--- Exercise data ---

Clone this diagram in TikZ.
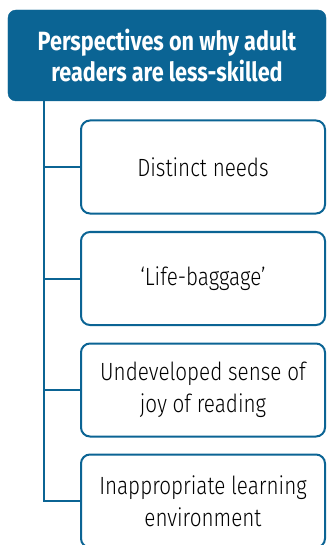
\documentclass[tikz,border=0pt]{standalone}
\usepackage{fontspec}
\setmainfont{Fira Sans}
\newfontfamily\headfont{Fira Sans}[FakeStretch=0.82]
\newfontfamily\bodyfont{Fira Sans Light}[FakeStretch=0.83]
\definecolor{navy}{RGB}{11,100,148}
\begin{document}
\begin{tikzpicture}[x=1bp,y=-1bp,
  headbox/.style={fill=navy,draw=navy,rounded corners=8bp,minimum width=318bp,minimum height=91bp,
    text=white,align=center,font=\headfont\bfseries\fontsize{26.5}{32}\selectfont,inner sep=0pt},
  itembox/.style={draw=navy,line width=2bp,rounded corners=9bp,fill=white,minimum width=244bp,
    minimum height=93bp,align=center,font=\bodyfont\fontsize{25}{32}\selectfont,inner sep=0pt},
  conn/.style={draw=navy,line width=2bp}]
\useasboundingbox (0,0) rectangle (326,545);
\clip (0,0) rectangle (326,545);
\node[headbox] (head) at (167,55.5) {Perspectives on why adult\\readers are less-skilled};
\coordinate (top) at (44,101);
\node[itembox] (b1) at (203,167) {Distinct needs};
\node[itembox] (b2) at (203,278.5) {‘Life-baggage’};
\node[itembox] (b3) at (203,390) {Undeveloped sense of\\joy of reading};
\node[itembox] (b4) at (203,501) {Inappropriate learning\\environment};
\coordinate (j1) at (44,167);
\coordinate (j2) at (44,278.5);
\coordinate (j3) at (44,390);
\coordinate (j4) at (44,501);
\draw[conn] (top) -- (j4) -- (b4.west);
\draw[conn] (j1) -- (b1.west);
\draw[conn] (j2) -- (b2.west);
\draw[conn] (j3) -- (b3.west);
\end{tikzpicture}
\end{document}
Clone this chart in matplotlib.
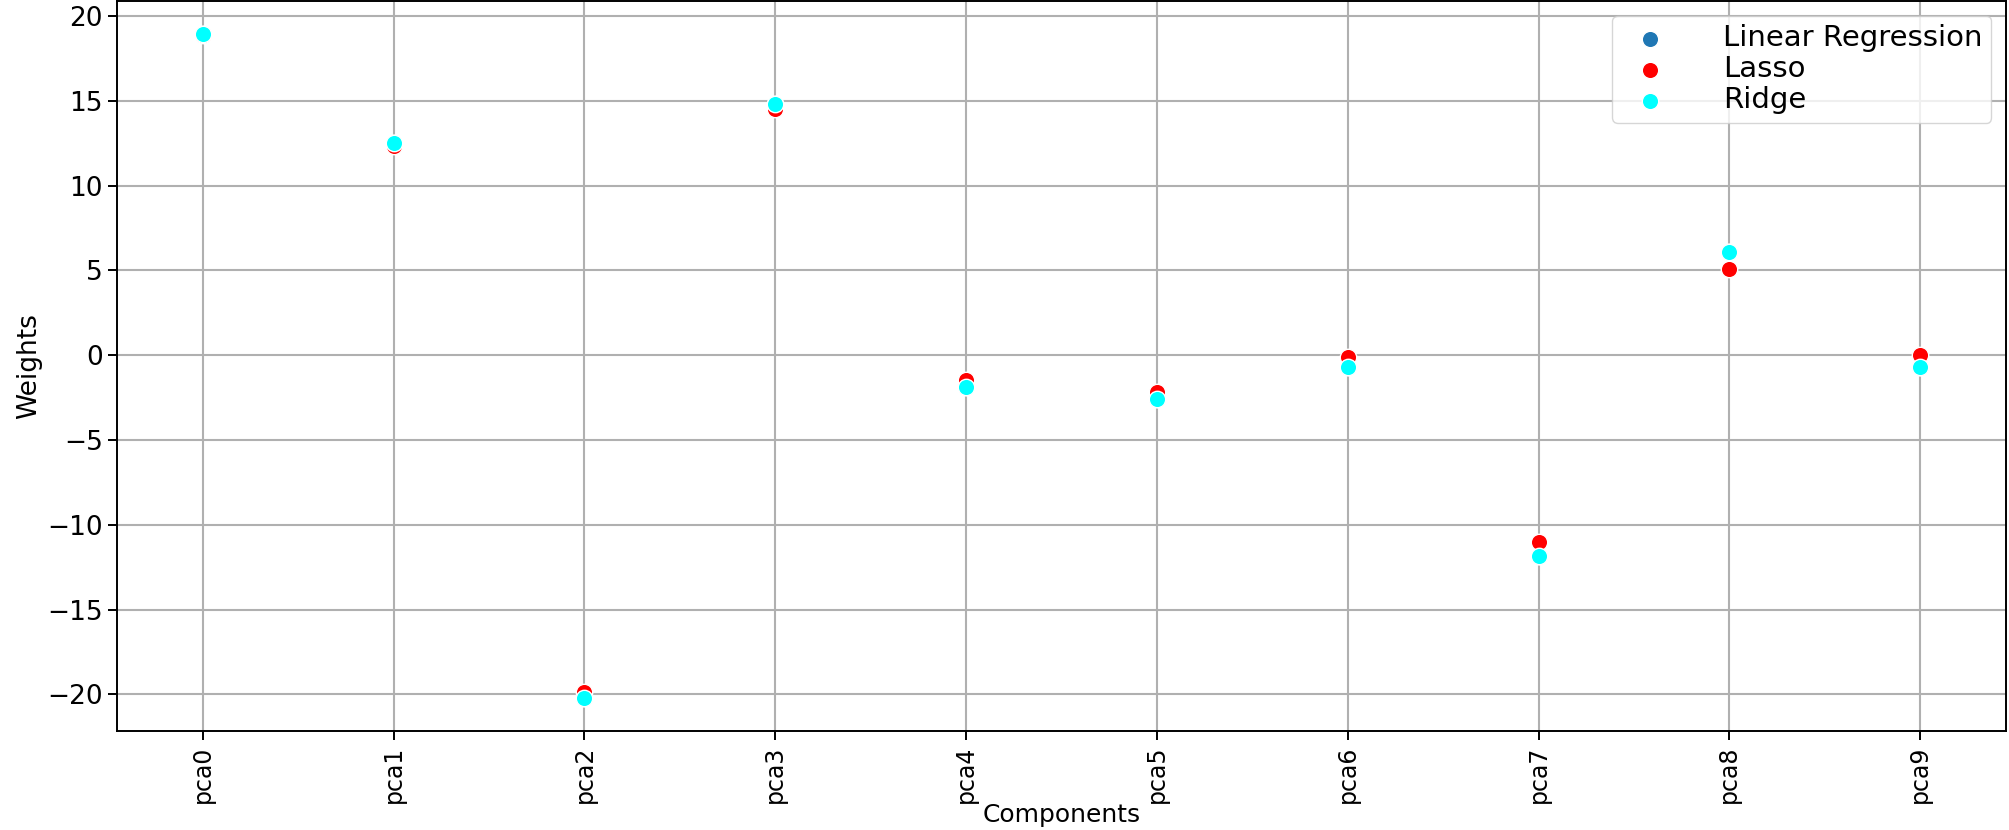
## pesos dos componentes PCA por modelo
import numpy as np
import matplotlib.pyplot as plt

## dados
components = ['pca0', 'pca1', 'pca2', 'pca3', 'pca4', 'pca5', 'pca6', 'pca7', 'pca8', 'pca9']
linear_w = [18.92, 12.49, -20.2, 14.78, -1.86, -2.6, -0.7, -11.85, 6.08, -0.69]
lasso_w = [18.9, 12.3, -19.88, 14.5, -1.47, -2.16, -0.1, -11.02, 5.1, 0.0]
ridge_w = [18.92, 12.49, -20.2, 14.78, -1.86, -2.6, -0.7, -11.85, 6.08, -0.69]

plt.rcParams['font.size'] = 19

fig = plt.figure(figsize=(20.09, 8.3), dpi=100)
ax = fig.add_axes([117 / 2009, 1 - 731 / 830, (2006 - 117) / 2009, 730 / 830])

x = np.arange(len(components))
ax.scatter(x, linear_w, s=140, color='#1f77b4', edgecolors='white', linewidths=1, label='Linear Regression', zorder=3)
ax.scatter(x, lasso_w, s=140, color='red', edgecolors='white', linewidths=1, label='Lasso', zorder=3)
ax.scatter(x, ridge_w, s=140, color='cyan', edgecolors='white', linewidths=1, label='Ridge', zorder=3)

ax.set_xticks(x)
ax.set_xticklabels(components, rotation=90, fontsize=17)
ax.set_yticks([-20, -15, -10, -5, 0, 5, 10, 15, 20])
ax.grid(True, color='#b0b0b0', linewidth=1.5)
ax.set_axisbelow(True)
ax.tick_params(length=6.5, width=1.4)
ax.tick_params(axis='x', pad=4)
for s in ax.spines.values():
    s.set_linewidth(1.4)

ax.set_xlabel('Components', fontsize=18, labelpad=0)
ax.set_ylabel('Weights', labelpad=4)

## legenda
ax.legend(loc='upper right', fontsize=21, handletextpad=1.5, borderpad=0.3, labelspacing=0.1)

fig.savefig('out.png', dpi=100)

---

Check each line of the entries above, and show every one holding the word "Clone".

Clone this diagram in TikZ.
Clone this chart in matplotlib.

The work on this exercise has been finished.